Project Aletheia: Verifier-Guided Distillation of Backtracking for Small Language Models
Aradhya Dixit, Tianxi Liang, Jai Telang
TL;DR
This work tackles the fragility of small language models on constraint-satisfaction tasks by introducing Verifier-Guided Distillation, which teaches backtracking and error repair rather than only final answers. The method synthesizes backtracking-rich teacher traces, validates them with symbolic verification, and conducts matched control/treatment distillation using LoRA fine-tuning on a 7B-class model, with explicit negative constraints that surface failures. Key contributions include a verified “golden” SAT training dataset, a control dataset lacking backtracking signals, and an empirical demonstration that rare explicit backtracking behavior can be induced in small models (BER up to 0.05 on 40 instances).
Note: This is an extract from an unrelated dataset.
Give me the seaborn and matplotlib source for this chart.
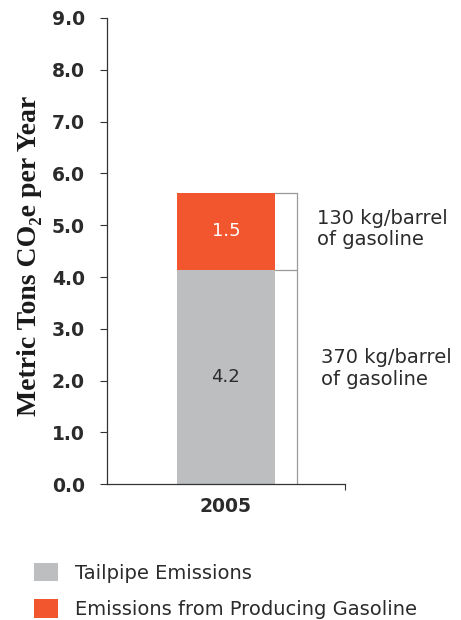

The findings suggest a data-topology mechanism: exposing recoverable errors during training enables latent verification capabilities that can improve on-device reasoning, with potential extensions to RL, curricula over failure modes, richer instrumentation, and generalization beyond SAT.
Abstract
Small Language Models (SLMs, under 10B parameters) are attractive for private, on-device deployment, yet they frequently fail on strict constraint-satisfaction problems due to linear, overconfident reasoning traces that do not recover from early mistakes. We introduce Verifier-Guided Distillation, a training protocol that transfers the process of error repair - explicit conflict detection and backtracking - rather than only correct final answers. By training a 7B model on verified reasoning traces that include mistakes and self-corrections, we show that latent verification behavior can emerge in small models, enabling them to occasionally stop, detect contradictions, and revise earlier assumptions.